3.Rescue from Without
Just as the Hero needed mentors and allies on the Journey outward he will need magical and powerful allies to bring him back home safely to the Ordinary World.
4.The Crossing of the Return Threshold
This is a difficult part. The re-entry. The Hero/Heroine must hold onto the enlightenment gained on the quest and carry it back with him and integrate it into his Ordinary World. He has to figure out how to share his enlightenment and new opposite truths about life with the un-enlightened world. How can he convey the Mystery? Why even try? Most in the Ordinary World do not want it.
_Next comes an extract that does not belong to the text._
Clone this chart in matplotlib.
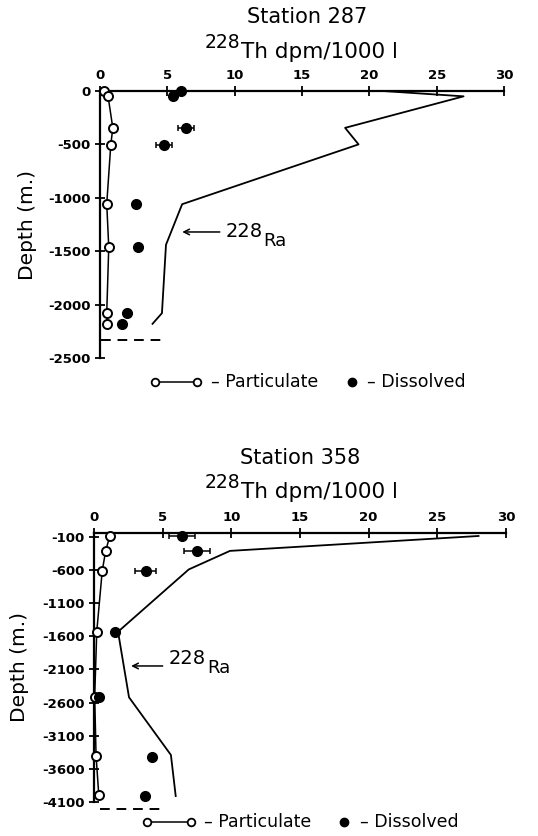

5.Master of the Two Worlds
In ancient myth, this step is represented by a spiritual hero like Jesus, or Buddha. For me mastering the two worlds is living a balance between physical and spiritual. Between “Being” and “Doing” The balance is to be in both the internal and external world; being and serving.
Learning to live in balance, without fear of death or of life, and no longer needing to please others is the reward of the Journey. One now lives in the moment and is now not alone but is one with all…himself, God, nature, animal and eternity.
I believe that we all eventually travel the Heroes Journey at one point in our life and career. I set out on my journey 7 years ago after surviving a terminal illness. I had to leave the common world I was accustomed to so I could find out why I survived. I had to set out to find the real me, and find my purpose for being here.
It was an exciting journey full of unexpected trials and wonderful discoveries. It fluctuated some years from happiness to despair. But eventually I found my answers and found my way back home with the boon.